The impetus to install solar often comes from environmentally minded students and parents. One example is Lava Ridge Elementary School in Bend, Oregon (US), where a parent who had recently installed solar on her home approached school authorities to inquire if it was possible to install solar there as well. After discussing the possibility with other parents, the principal approached the school district with a proposal to put solar on the school’s roof.
The system, which was installed by Oregon-based Sunlight Solar in August 2014, started producing energy on 3 September, 2014. The 66-kilowatt array covers 68,710 square feet (6.33% of the total roof space), generating 11% of the school’s electricity load. Installing solar at Lava Ridge Elementary School has saved taxpayers approximately $1,500 in electricity costs since the system started producing energy.
In Oregon, solar at new schools is funded by the school district, but existing schools need to find alternative sources of funding. Lava Ridge was able to secure 100% funding from an Oregon Department of Energy Renewable Energy Development Grant (RED Grant), a Pacific Power Blue Sky Grant and the Energy Trust of Oregon. Out of the 16 elementary schools in the city of Bend, it is one of only two with solar.
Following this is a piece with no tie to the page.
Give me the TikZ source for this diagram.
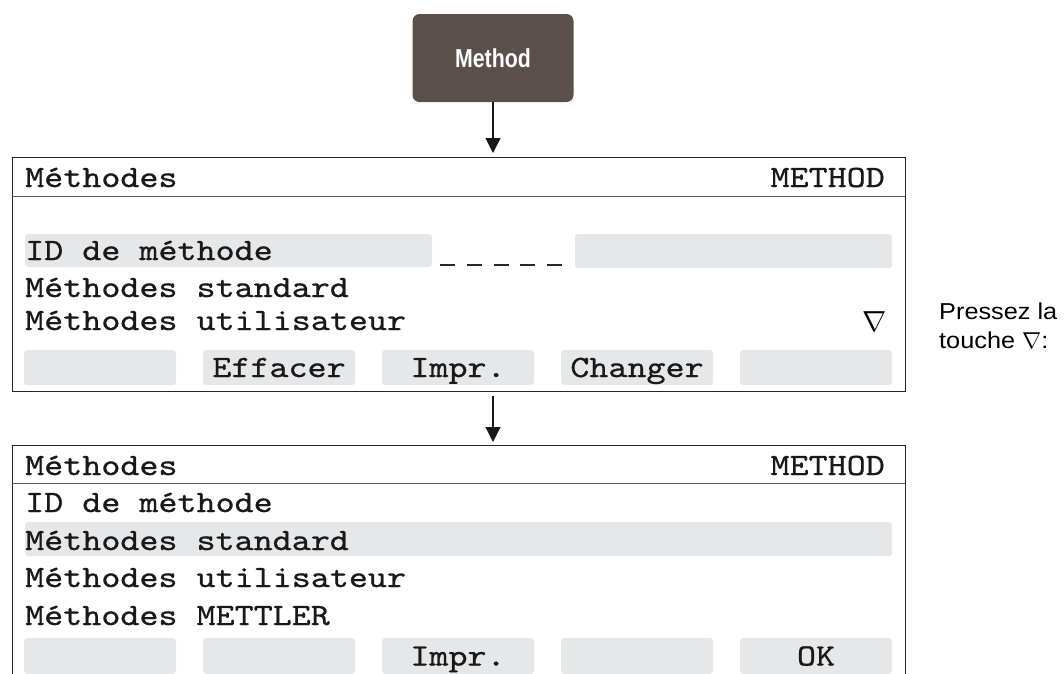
\RequirePackage{fix-cm}
\documentclass[tikz,border=0pt]{standalone}
\usepackage{fontspec}
\usepackage{tikz}
\usetikzlibrary{arrows.meta,calc}
\newfontfamily\lcdfont{lmmono10-regular.otf}[FakeStretch=1.17,FakeBold=0.7]
\newfontfamily\notefont{Liberation Sans}[FakeStretch=1.1]
\newfontfamily\keyfont{Liberation Sans}[FakeStretch=0.82]
\definecolor{keybrown}{HTML}{5B4F4C}
\definecolor{lcdgray}{HTML}{E6E7E8}
\newcommand{\lcdsize}{\fontsize{31}{35}\selectfont}
\newcommand{\keypitch}{179}
\tikzset{
  lcdtext/.style={font=\lcdfont\lcdsize, text=black!90, inner sep=0pt, anchor=base west},
  screen/.style={draw=black!85, line width=1.2pt, inner sep=0pt, anchor=north west},
  sepline/.style={draw=black!65, line width=1pt},
  hilite/.style={fill=lcdgray, rounded corners=3pt},
  softkey/.style={hilite, minimum width=152pt, minimum height=35pt, inner sep=0pt,
    text height=24pt, text depth=5pt, font=\lcdfont\lcdsize, text=black!90},
  pointer/.style={draw=black!90, line width=1.2pt, -{Triangle[length=15pt,width=15pt]}}
}

\begin{document}
\begin{tikzpicture}[x=1pt,y=-1pt]
    \clip (0,0) rectangle (1064,673);

    % key on the keypad
    \node[fill=keybrown, rounded corners=7pt, minimum width=161pt, minimum height=88pt,
      text=white, font=\keyfont\bfseries\fontsize{26}{28}\selectfont] (btn) at (493,58) {Method};

    % first screen
    \node[screen, minimum width=893pt, minimum height=234pt] (scrtop) at (12,157) {};
    \draw[sepline] (12,196) -- (905,196);
    \node[lcdtext] (ttitle) at (25,187) {Méthodes};
    \node[lcdtext, anchor=base east] (tmode) at (885,187) {METHOD};
    \fill[hilite] (25,234) rectangle (432,267);
    \fill[hilite] (575,234) rectangle (892,268);
    \node[lcdtext] (tid) at (25,260) {ID de méthode};
    \foreach \i in {0,...,4}
      \draw[black!85, line width=1.8pt] (440+26.8*\i,265) -- ++(15,0);
    \node[lcdtext] (tstd) at (25,297) {Méthodes standard};
    \node[lcdtext] (tusr) at (25,330) {Méthodes utilisateur};
    \node[inner sep=0pt, font=\fontsize{29}{30}\selectfont] (tdown) at (875,322) {$\nabla$};
    \foreach \lbl [count=\i from 0] in {{}, Effacer, Impr., Changer, {}}
      \node[softkey] (ka\i) at (100+\keypitch*\i,367.5) {\lbl};

    % hint beside the screen
    \node[font=\notefont\fontsize{23}{29}\selectfont, anchor=base west, inner sep=0pt] (note1) at (939,319) {Pressez la};
    \node[font=\notefont\fontsize{23}{29}\selectfont, anchor=base west, inner sep=0pt] (note2) at (939,348) {touche $\nabla$:};

    % second screen
    \node[screen, minimum width=893pt, minimum height=260pt] (scrbot) at (12,445) {};
    \draw[sepline] (12,483) -- (905,483);
    \node[lcdtext] (btitle) at (25,475) {Méthodes};
    \node[lcdtext, anchor=base east] (bmode) at (885,475) {METHOD};
    \node[lcdtext] (bid) at (25,512) {ID de méthode};
    \fill[hilite] (25,522) rectangle (892,556);
    \node[lcdtext] (bstd) at (25,550) {Méthodes standard};
    \node[lcdtext] (busr) at (25,587) {Méthodes utilisateur};
    \node[lcdtext] (bmt) at (25,625) {Méthodes METTLER};
    \foreach \lbl [count=\i from 0] in {{}, {}, Impr., {}, OK}
      \node[softkey, minimum height=36pt] (kb\i) at (100+\keypitch*\i,656) {\lbl};

    % steps
    \draw[pointer, shorten >=4pt] (btn.south) -- (btn.south |- scrtop.north);
    \draw[pointer, shorten <=4pt, shorten >=3pt] (btn |- scrtop.south) -- (btn |- scrbot.north);
\end{tikzpicture}
\end{document}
Educating through monitoring kiosk
To qualify for the funding, schools must use the monitoring system that is typically installed with solar photovoltaic (PV) panels for education. Lava Ridge Elementary turned to Locus Energy, a specialist in monitoring systems.
The school ordered the Locus LGate 360 bundle, which includes monitoring hardware and cloud-based monitoring software that can be accessed from a physical kiosk, as well as online. The school chose Locus’ product because of the user-friendly interface of its software and its competitive pricing. With students of all ages using the software in their studies, finding a system that was easy to understand and visually appealing was critical, staff members said.
Today, the kiosk in the lobby allows students, parents and visitors to view the amount of energy that is being produced by the system. All 593 students, who range in grade level from kindergarten to fifth grade, have access to the online interface and use it for classwork and homework on solar energy, which is integrated into the science and math curriculums. For example, students may study how fossil fuel use affects the environment, or use solar data to chart changes in solar production over time.
The solar PV system, along with the accompanying educational component, has had a clear impact on the students, demonstrating the value of introducing solar at a young age as a means of advancing the transition to a green economy, according to the staff. The students are highly engaged with the system and are becoming increasingly interested in solar energy.
“If we can train 560 students to believe in alternative energy, maybe they can go home and share their views with their families and help us get the word out about renewables,” says Jennifer Ketner, a third grade teacher at the school.